Les cartes postales de Bretagne ont été diffusées en masse au cours du XXe siècle. Elles ont imprégné notre imaginaire collectif sur les paysages en véhiculant des motifs dominants [1]. Analyser ce fonds iconographique permet de pointer le système de valeurs sociétal de l’époque et peut être mis en comparaison avec celui d’aujourd’hui afin de cerner les évolutions en matière de préoccupations paysagères.
Du pittoresque au paysage désiré par l’élite : petite histoire de la carte postale
La carte postale apparaît en France en 1873 avec 7 millions d’exemplaires vendus en une semaine [2]. Ce nouveau support de communication prospère rapidement en véhiculant des images publicitaires. Dès lors, il s’agit d’un média de communication et d’information au même titre que la télévision et Internet aujourd’hui [3].
[1] Un motif paysager est un élément emblématique du territoire qui lui confère son identité (le phare, le pont, l’étang, etc.). JOLIET Fabienne, BEAUJOUAN Véronique et JACOB Marta, Quelle naturalité du paysage ligérien ?, Norois, 192, 2004|3, p. 85-94.
[2] La carte postale naît en Autriche-Hongrie en 1869, avec comme principe de faire circuler une correspondance ouverte à un tarif d’affranchissement attractif.

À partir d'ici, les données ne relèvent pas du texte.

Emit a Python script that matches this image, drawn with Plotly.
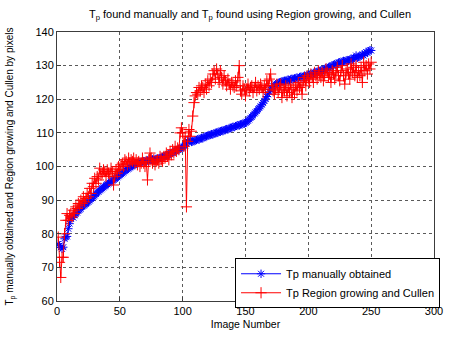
import plotly.graph_objects as go

image_number = list(range(1, 251))

tp_manual = [
    77.0, 76.5, 76.0, 75.5, 76.0, 78.5, 79.0, 79.2, 81.5, 83.0,
    84.5, 85.0, 84.8, 85.5, 86.0, 86.3, 86.8, 87.2, 87.5, 88.0,
    88.3, 88.6, 88.9, 89.2, 89.5, 89.9, 90.3, 90.6, 91.0, 91.4,
    91.8, 92.2, 92.5, 92.9, 93.2, 93.5, 93.8, 94.1, 94.4, 94.7,
    95.0, 95.2, 95.5, 95.8, 96.0, 96.3, 96.5, 96.8, 97.1, 97.4,
    97.7, 98.0, 98.3, 98.6, 98.9, 99.2, 99.4, 99.7, 100.0, 100.2,
    100.4, 100.6, 100.8, 101.0, 101.1, 101.2, 101.3, 101.5, 101.6, 101.5,
    101.7, 101.8, 101.6, 101.9, 102.0, 102.1, 101.9, 102.2, 102.3, 102.2,
    102.4, 102.5, 102.6, 102.8, 103.0, 103.1, 103.3, 103.4, 103.6, 103.8,
    104.0, 104.1, 104.3, 104.5, 104.7, 104.9, 105.1, 105.3, 105.5, 105.7,
    106.0, 106.3, 106.8, 107.5, 108.0, 107.6, 107.3, 107.4, 107.6, 107.8,
    107.9, 108.1, 108.0, 108.3, 108.5, 108.4, 108.7, 108.9, 109.0, 109.2,
    109.3, 109.4, 109.6, 109.5, 109.8, 110.0, 110.1, 110.0, 110.3, 110.5,
    110.6, 110.5, 110.8, 111.0, 111.1, 111.0, 111.3, 111.5, 111.6, 111.8,
    111.7, 112.0, 112.1, 112.3, 112.2, 112.5, 112.6, 112.8, 112.7, 113.0,
    113.3, 113.6, 114.0, 114.4, 114.8, 115.2, 115.7, 116.1, 116.5, 117.0,
    117.4, 117.9, 118.4, 118.9, 119.5, 120.1, 120.8, 121.5, 122.2, 122.9,
    123.4, 123.8, 124.1, 124.4, 124.6, 124.8, 125.0, 125.1, 125.3, 125.4,
    125.5, 125.4, 125.7, 125.8, 125.6, 126.0, 126.1, 125.9, 126.2, 126.3,
    126.4, 126.2, 126.6, 126.7, 126.5, 126.8, 127.0, 126.8, 127.1, 127.2,
    127.3, 127.5, 127.4, 127.8, 128.0, 127.8, 128.2, 128.4, 128.3, 128.6,
    128.8, 128.6, 129.0, 129.2, 129.1, 129.5, 129.7, 129.6, 130.0, 130.2,
    130.4, 130.2, 130.6, 130.9, 131.0, 130.8, 131.2, 131.4, 131.2, 131.5,
    131.6, 131.4, 131.8, 132.0, 131.8, 132.2, 132.4, 133.0, 132.3, 132.6,
    132.8, 133.0, 133.3, 133.0, 133.6, 134.0, 133.8, 134.3, 134.6, 134.5,
]

tp_region_cullen = [
    79.0, 71.5, 67.0, 73.0, 73.0, 80.0, 84.0, 86.0, 84.0, 85.5,
    86.0, 85.0, 87.0, 86.0, 88.0, 87.5, 89.0, 88.5, 90.0, 89.0,
    91.0, 89.5, 90.5, 92.0, 91.0, 93.5, 92.0, 95.0, 94.0, 96.5,
    95.0, 97.0, 96.0, 99.5, 97.5, 98.0, 99.0, 98.5, 97.0, 99.0,
    98.0, 97.5, 99.5, 98.5, 94.5, 97.0, 99.0, 98.0, 100.0, 99.0,
    100.5, 101.0, 100.0, 102.0, 101.5, 100.5, 102.5, 101.0, 102.0, 101.5,
    102.5, 101.0, 102.0, 100.5, 101.5, 100.0, 101.0, 102.5, 101.0, 100.0,
    101.5, 96.0, 102.0, 104.0, 102.5, 101.0, 102.0, 100.5, 101.5, 102.0,
    101.0, 103.0, 102.0, 101.5, 103.0, 102.5, 104.0, 103.0, 102.0, 104.5,
    103.5, 105.0, 104.0, 106.0, 104.5, 105.5, 105.0, 110.0, 111.5, 110.0,
    106.0, 109.0, 88.0, 107.5, 111.0, 109.0, 110.5, 115.0, 119.0, 121.0,
    122.0, 121.5, 123.5, 122.5, 124.0, 123.5, 122.0, 124.5, 123.0, 125.5,
    124.0, 126.0, 125.0, 127.5, 128.5, 126.0, 129.0, 127.5, 125.0, 128.5,
    126.5, 124.5, 127.0, 125.5, 124.0, 126.0, 124.5, 123.0, 125.0, 124.0,
    123.5, 125.5, 124.0, 126.5, 130.0, 122.5, 121.5, 124.0, 123.0, 121.0,
    123.0, 124.5, 122.5, 123.5, 124.0, 122.0, 123.5, 125.0, 122.5, 124.0,
    123.0, 124.5, 123.5, 122.0, 124.0, 123.0, 125.5, 124.0, 126.0, 127.5,
    124.0, 122.5, 121.5, 123.0, 124.5, 122.0, 123.5, 124.5, 120.5, 123.0,
    122.5, 124.0, 121.0, 123.5, 122.0, 124.5, 120.5, 123.0, 121.5, 124.0,
    122.5, 125.0, 123.5, 124.5, 121.5, 125.5, 126.5, 124.0, 127.0, 126.0,
    125.0, 127.5, 126.5, 125.0, 128.0, 127.0, 126.0, 128.5, 127.5, 126.5,
    128.0, 125.5, 127.0, 129.0, 128.0, 126.5, 127.5, 125.0, 128.5, 127.5,
    126.0, 128.0, 129.5, 127.0, 125.5, 128.5, 130.0, 127.0, 124.5, 128.0,
    129.0, 127.5, 126.0, 130.5, 128.0, 129.5, 127.0, 130.0, 126.5, 128.5,
    127.0, 129.5, 125.0, 131.0, 128.5, 130.0, 127.5, 130.5, 129.0, 131.0,
]

x_ticks = [0, 50, 100, 150, 200, 250, 300]
y_ticks = [60, 70, 80, 90, 100, 110, 120, 130, 140]

FONT = "Liberation Sans, Arial, sans-serif"

fig = go.Figure()
fig.add_trace(go.Scatter(
    x=image_number, y=tp_manual, mode="lines+markers",
    name="Tp manually obtained",
    line=dict(color="rgb(0,0,255)", width=1),
    marker=dict(symbol="asterisk-open", size=7, color="rgb(0,0,255)",
                line=dict(width=1, color="rgb(0,0,255)")),
))
fig.add_trace(go.Scatter(
    x=image_number, y=tp_region_cullen, mode="lines+markers",
    name="Tp Region growing and Cullen",
    line=dict(color="rgb(255,0,0)", width=1),
    marker=dict(symbol="cross-thin-open", size=8, color="rgb(255,0,0)",
                line=dict(width=1, color="rgb(255,0,0)")),
))

axis_common = dict(
    showgrid=True, gridcolor="rgb(90,90,90)", griddash="dot", gridwidth=1,
    showline=True, linecolor="rgb(60,60,60)", linewidth=1, mirror=True,
    ticks="inside", ticklen=4, tickcolor="rgb(60,60,60)",
    zeroline=False,
    tickfont=dict(family=FONT, size=11, color="black"),
)

fig.update_layout(
    width=452, height=338,
    margin=dict(l=57, r=9, t=32, b=29),
    paper_bgcolor="white", plot_bgcolor="white",
    font=dict(family=FONT, size=11, color="black"),
    title=dict(
        text="T<sub>p</sub> found manually and T<sub>p</sub> found using Region growing, and Cullen",
        x=0.553, xanchor="center", y=0.97, yanchor="top",
        font=dict(family=FONT, size=11, color="black"),
    ),
    xaxis=dict(range=[0, 300], tickvals=x_ticks,
               title=dict(text="Image Number", standoff=4,
                          font=dict(family=FONT, size=10.5)),
               **axis_common),
    yaxis=dict(range=[60, 140], tickvals=y_ticks, **axis_common),
    legend=dict(
        x=1.016, xanchor="right", y=-0.027, yanchor="bottom",
        bgcolor="white", bordercolor="black", borderwidth=1,
        font=dict(family=FONT, size=11, color="black"),
        tracegroupgap=0, itemwidth=40,
    ),
    annotations=[dict(
        text="T<sub>p</sub> manually obtained and Region growing and Cullen by pixels",
        xref="paper", yref="paper", x=0, y=0.5, xanchor="center", yanchor="middle",
        xshift=-47, textangle=-90, showarrow=False,
        font=dict(family=FONT, size=10, color="black"),
    )],
)

fig.write_html("out.html")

[3] ÉVEILLARD James-D, 1999, L’histoire de la carte postale et la Bretagne, Rennes, Éditions Ouest France, 32 p.
À la fin du XIXe siècle débute la commercialisation de la « carte illustrée photographique » [4] qui connaît un grand succès grâce au développement du tourisme et du chemin de fer pendant le XXe siècle. Les premiers photographes représentant la Bretagne prennent le paysage comme thème privilégié. Ils avaient pour ambition de reproduire les tableaux de grands peintres paysagistes [5].

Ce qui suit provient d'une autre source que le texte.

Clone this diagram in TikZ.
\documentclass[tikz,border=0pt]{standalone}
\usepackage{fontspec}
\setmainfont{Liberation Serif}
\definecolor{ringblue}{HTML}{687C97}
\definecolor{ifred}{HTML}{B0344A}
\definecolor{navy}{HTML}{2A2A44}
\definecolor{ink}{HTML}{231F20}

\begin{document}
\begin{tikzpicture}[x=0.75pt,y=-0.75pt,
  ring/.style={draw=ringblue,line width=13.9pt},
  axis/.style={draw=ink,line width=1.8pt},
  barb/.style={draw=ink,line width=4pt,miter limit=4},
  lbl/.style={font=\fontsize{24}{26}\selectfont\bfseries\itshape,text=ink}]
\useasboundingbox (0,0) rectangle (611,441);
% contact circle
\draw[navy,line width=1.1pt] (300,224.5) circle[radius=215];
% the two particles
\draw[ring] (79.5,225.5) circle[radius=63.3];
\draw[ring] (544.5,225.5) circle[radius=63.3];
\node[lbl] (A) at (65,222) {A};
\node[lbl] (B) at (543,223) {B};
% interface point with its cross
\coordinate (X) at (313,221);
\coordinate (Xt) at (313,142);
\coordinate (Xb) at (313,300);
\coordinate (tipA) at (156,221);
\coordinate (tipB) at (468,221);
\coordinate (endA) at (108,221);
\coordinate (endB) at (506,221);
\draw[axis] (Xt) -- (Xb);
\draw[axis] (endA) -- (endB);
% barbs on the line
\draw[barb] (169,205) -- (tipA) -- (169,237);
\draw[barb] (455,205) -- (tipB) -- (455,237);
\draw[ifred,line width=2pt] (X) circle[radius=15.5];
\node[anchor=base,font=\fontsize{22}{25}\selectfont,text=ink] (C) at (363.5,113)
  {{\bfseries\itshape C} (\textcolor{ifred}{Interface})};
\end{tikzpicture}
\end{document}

Une dizaine de millions de cartes postales sont diffusées au début du XXe siècle à l’échelle nationale, avec plus d’une centaine d’éditeurs de sujets bretons. Grâce au procédé d’impression par phototypie et l’arrivée de la poste dans les villages, la diffusion des cartes postales est rapide et accessible au plus grand nombre [6].
Les cartes postales photographiques donnent à voir les paysages pittoresques : côtes découpées, plages immaculées, ports, etc. [5]. Puis, les représentations évoluent : l’industrie de la carte postale représente les paysages attractifs qui répondent aux souhaits des touristes et aux besoins en matière de communication des acteurs locaux dans la première partie du XXe siècle.
[4] ÉVEILLARD James-D, 1999, L’histoire de la carte postale et la Bretagne, Rennes, Éditions Ouest France, p.6
[5] PRUD’HOMME Laurence, 2012, Reflets de Bretagne : Les collections photographiques du musée de Bretagne, Lyon, Fage éditions, 255 p.
[6] CROIX Alain, GUYUARC’H Didier, RAPILLIARD Marc, 2011, La Bretagne des photographes : La construction d’une image de 1841 à nos jours, Rennes, Presses universitaires de Rennes, 400 p.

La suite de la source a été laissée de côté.